Gross­man erfuhr zahl­rei­che Ehrun­gen und Aus­zeich­nun­gen. In Israel wurde ihm 2007 der Emet Prize (“Wahr­heits­preis”) zuge­spro­chen und 2018 der Israel-Preis, die höchste staat­li­che Kul­tur­aus­zeich­nung des Lan­des. 2010 erhielt er den Frie­dens­preis des Deut­schen Buch­han­dels für ein Werk, das “nicht nur die eigene, son­dern immer auch die Hal­tung des jeweils Anders­den­ken­den zu ver­ste­hen” suche, wie die Jury mit­teilte. Er ist Trä­ger des Gro­ßen Ver­dienst­kreu­zes der Bun­des­re­pu­blik Deutsch­land (2021) und bekam 2022 den hoch­do­tier­ten Eras­mus-Preis der Niederlande.

Unter ande­rem sind fol­gende Werke David Gross­mans erschie­nen: “Das Lächeln des Lam­mes” (1983; deutsch 1988), “Die­sen Krieg kann kei­ner gewin­nen: Chro­nik eines ange­kün­dig­ten Frie­dens” (2003), “Eine Frau flieht vor einer Nach­richt” (2008; deutsch 2009), “Kommt ein Pferd in die Bar” (2014; deutsch 2016), “Was Nina wusste” (deutsch 2020), “Opa, warum hast du Fal­ten?” (2021; deutsch 2023), “Frie­den ist die ein­zige Option” (2024).

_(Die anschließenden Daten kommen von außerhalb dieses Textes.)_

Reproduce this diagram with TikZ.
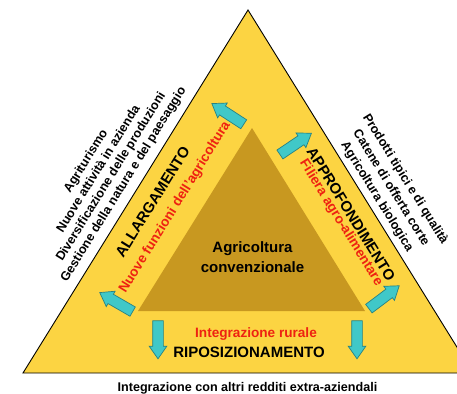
\documentclass[tikz,border=0pt]{standalone}
\usepackage{fontspec}
\setmainfont{Liberation Sans}
\usetikzlibrary{shapes.arrows}

\definecolor{outeryellow}{RGB}{252,212,66}
\definecolor{innergold}{RGB}{200,152,32}
\definecolor{arrowfill}{RGB}{64,200,200}
\definecolor{arrowedge}{RGB}{40,130,130}
\definecolor{textred}{RGB}{238,34,17}

\begin{document}
\begin{tikzpicture}[x=1pt,y=-1pt,
    bluearrow/.style={single arrow, draw=arrowedge, fill=arrowfill, line width=0.7pt,
        minimum height=38pt, inner sep=5pt, single arrow head extend=3.5pt,
        single arrow tip angle=70},
    sidetitle/.style={font=\bfseries\fontsize{15}{18}\selectfont},
    redlabel/.style={text=textred, font=\bfseries\fontsize{13.6}{16}\selectfont},
    listtext/.style={align=center, font=\bfseries\fontsize{12.6}{14.7}\selectfont}]
    % Frame of the picture
    \useasboundingbox (0,0) rectangle (457,393);
    \clip (0,0) rectangle (457,393);

    % Corners of the outer and the inner triangle
    \coordinate (T) at (248,10);
    \coordinate (L) at (23,373);
    \coordinate (R) at (473,373);
    \coordinate (t) at (252,128);
    \coordinate (l) at (138,311);
    \coordinate (r) at (365,311);

    % Draw the two triangles
    \draw[fill=outeryellow, line width=0.9pt] (T) -- (R) -- (L) -- cycle;
    \fill[innergold] (t) -- (r) -- (l) -- cycle;

    % Block arrows pointing out of the inner triangle
    \node[bluearrow, rotate=147] (arrA) at (231,116) {};
    \node[bluearrow, rotate=34] (arrB) at (292.5,146) {};
    \node[bluearrow, rotate=150] (arrC) at (119.5,304) {};
    \node[bluearrow, rotate=37] (arrD) at (381,299.5) {};
    \node[bluearrow, rotate=-90] (arrE) at (158,336) {};
    \node[bluearrow, rotate=-90] (arrF) at (357,336) {};

    % Centre label
    \node[align=center, font=\bfseries\fontsize{15}{20}\selectfont] (conv) at (252.5,257)
        {Agricoltura\\convenzionale};

    % Left side: labels along the edge
    \node[sidetitle, rotate=58.2] (allarg) at (152.5,202) {ALLARGAMENTO};
    \node[redlabel, rotate=58.2] (nuove) at (175,207.5) {Nuove funzioni dell'agricoltura};
    \node[listtext, rotate=58.2] (leftlist) at (105,173)
        {Agriturismo\\Nuove attività in azienda\\Diversificazione delle produzioni\\Gestione della natura e del paesaggio};

    % Right side: labels along the edge
    \node[sidetitle, rotate=-58.2] (approf) at (351,214) {APPROFONDIMENTO};
    \node[redlabel, rotate=-58.2] (filiera) at (341,223) {Filiera agro-alimentare};
    \node[listtext, rotate=-58.2, font=\bfseries\fontsize{12.6}{16.6}\selectfont] (rightlist) at (391,188)
        {Prodotti tipici e di qualità\\Catene di offerta corte\\Agricoltura biologica};

    % Bottom side
    \node[redlabel] (rurale) at (256,334) {Integrazione rurale};
    \node[sidetitle] (ripos) at (249,352) {RIPOSIZIONAMENTO};
    \node[font=\bfseries\fontsize{12.6}{15}\selectfont, anchor=base] (extra) at (247.5,391)
        {Integrazione con altri redditi extra-aziendali};
\end{tikzpicture}
\end{document}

Bis­he­rige Preis­trä­ge­rin­nen und Preis­trä­ger sowie Jury
Der Preis, den Düs­sel­dorf als Vater­stadt zu Ehren des 1797 gebo­re­nen Hein­rich Heine gestif­tet hat, wird zum 23. Mal ver­ge­ben. Bis­he­rige Heine-Preis­trä­ge­rin­nen und Preis­trä­ger sind: Carl Zuck­mayer (1972), Pierre Ber­taux (1975), Sebas­tian Haff­ner (1978), Wal­ter Jens (1981), Carl Fried­rich Frei­herr von Weiz­sä­cker (1983), Gün­ter Kun­ert (1985), Marion Grä­fin Dön­hoff (1988), Max Frisch (1989), Richard von Weiz­sä­cker (1991), Wolf Bier­mann (1993), Wla­dys­law Bar­to­szew­ski (1996), Hans Magnus Enzens­ber­ger (1998), W.G. Sebald (2000), Elfriede Jeli­nek (2002), Robert Gern­hardt (2004), Amos Oz (2008), Simone Veil (2010), Jür­gen Haber­mas (2012), Alex­an­der Kluge (2014), A. L. Ken­nedy (2016), Leo­luca Orlando (2018), Rachel Sala­man­der (2020) und Juri Andrucho­wytsch (2022).